Identifying small asteroids is difficult, requiring multiple observations to determine a precise orbital measurement. The earlier a researcher can collect data, the more effective are the predictive estimates, especially when it comes to asteroids that may strike the Earth.
Improving on the model, Scout automatically checks the website and, over the course of ten minutes, calculates the potential paths of newly-posted objects. In the event an asteroid poses a threat to Earth, the program informs astronomers by email or text.
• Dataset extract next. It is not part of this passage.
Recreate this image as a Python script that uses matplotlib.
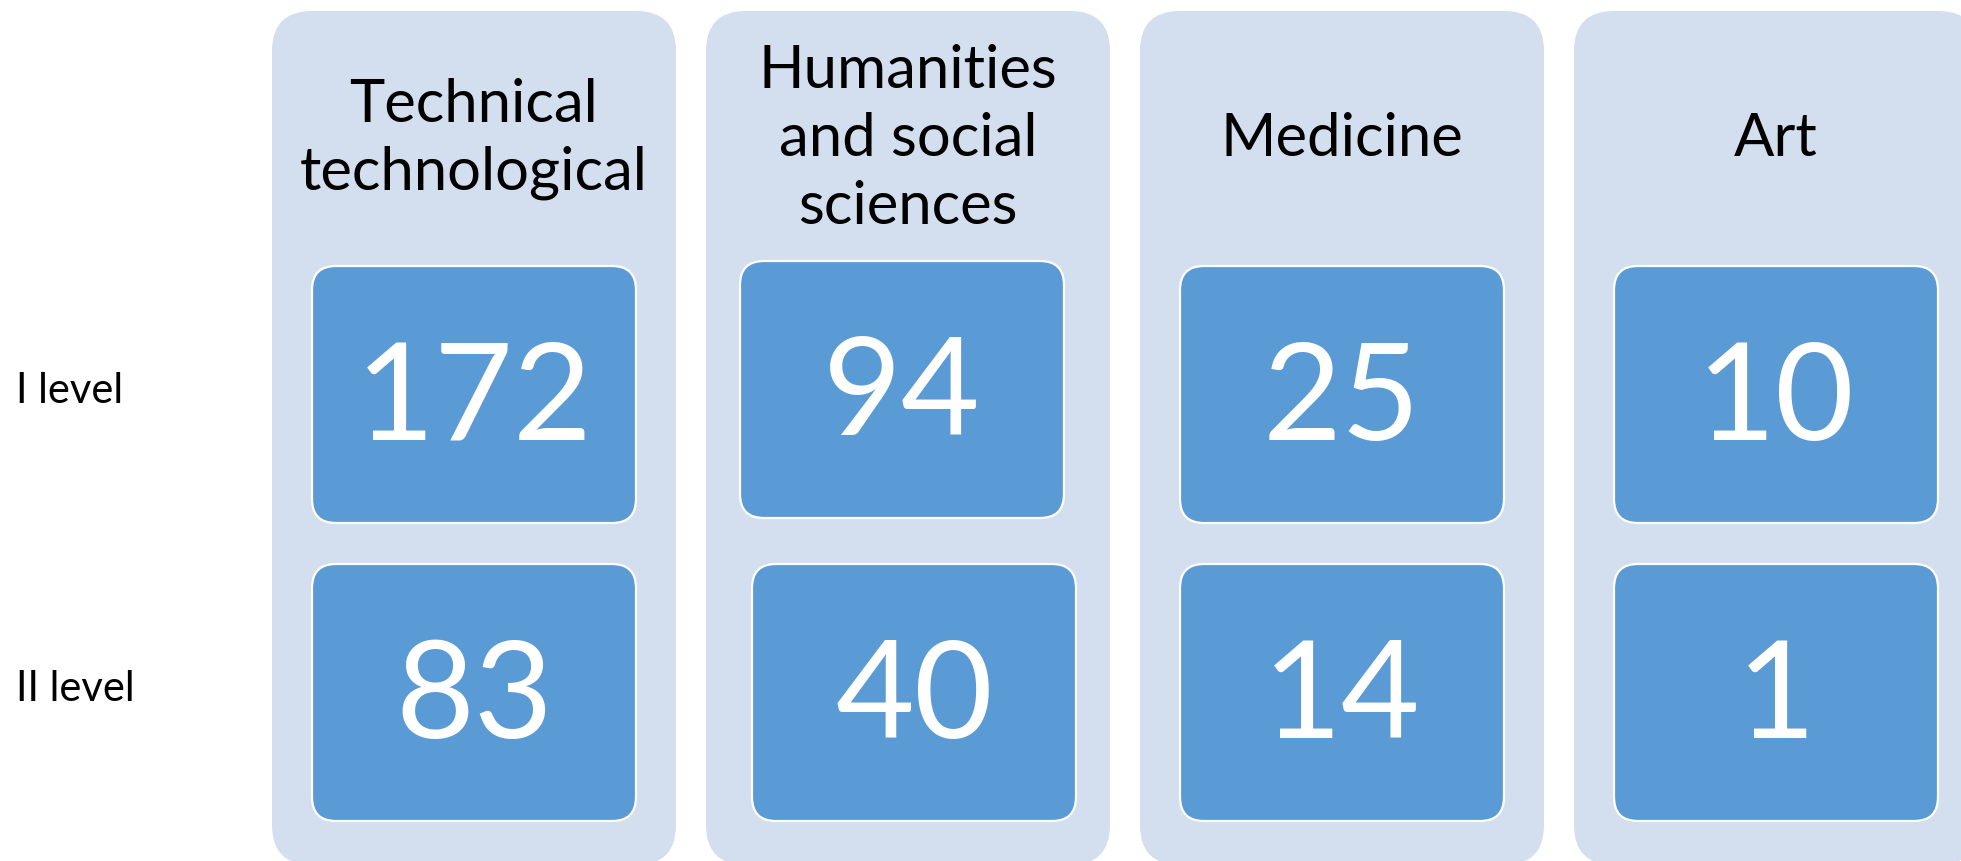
import matplotlib.pyplot as plt
from matplotlib.patches import FancyBboxPatch

# data
categories = ["Technical\ntechnological", "Humanities\nand social\nsciences", "Medicine", "Art"]
level_1 = [172, 94, 25, 10]
level_2 = [83, 40, 14, 1]
row_labels = ["I level", "II level"]

plt.rcParams['font.family'] = ['Lato', 'DejaVu Sans']

W, H = 1961, 862
fig = plt.figure(figsize=(W / 100, H / 100), dpi=100)
ax = fig.add_axes([0, 0, 1, 1])
ax.set_xlim(0, W)
ax.set_ylim(H, 0)
ax.axis('off')

panel_color = '#D3DEEF'
box_color = '#5B9BD5'

# layout (pixels)
x0, panel_w, step = 272, 404, 434
panel_top, panel_bot = 12, 866
inner_pad = 40
row_tops = [267, 565]
row_h = 257
title_y = 139
# small nudges seen in the original (humanities boxes are slightly off)
nudge = {(1, 0): (-6, -5), (1, 1): (6, 0)}

for i, cat in enumerate(categories):
    left = x0 + i * step
    ax.add_patch(FancyBboxPatch((left, panel_top), panel_w, panel_bot - panel_top,
                                boxstyle="round,pad=0,rounding_size=40",
                                fc=panel_color, ec='none'))
    ax.text(left + panel_w / 2, title_y, cat, ha='center', va='center',
            fontsize=43, linespacing=1.32, color='black')
    for r, vals in enumerate([level_1, level_2]):
        dx, dy = nudge.get((i, r), (0, 0))
        bx = left + inner_pad + dx
        by = row_tops[r] + dy
        bw = panel_w - 2 * inner_pad
        ax.add_patch(FancyBboxPatch((bx, by), bw, row_h,
                                    boxstyle="round,pad=0,rounding_size=24",
                                    fc=box_color, ec='white', lw=1.6))
        ax.text(bx + bw / 2, by + row_h / 2 + 6, str(vals[i]), ha='center', va='center',
                fontsize=98, color='white')

for r, lab in enumerate(row_labels):
    ax.text(16, row_tops[r] + row_h / 2 - 4, lab, ha='left', va='center',
            fontsize=30, color='black')

fig.savefig('out.png', dpi=100, facecolor='white')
Astronomers then continue and deepen their observations, followed by refined calculations from Scout.
Referring to near-Earth objects and their potential to impact our planet, Paul Chodas, manager of NASA's Center for Near-Earth Object (NEO) Studies at the Jet Propulsion Laboratory (JPL) in California, told Space.com, "In many cases, after a few more observations, we realize it's not high priority, because it's not going to come as close as suspected."
Once a space object is identified as an asteroid, another program, called Sentry, begins to monitor the orbiting space rock.
These automated warning systems can help corresponding organizations to centralize data, and prepare, if necessary, for disaster.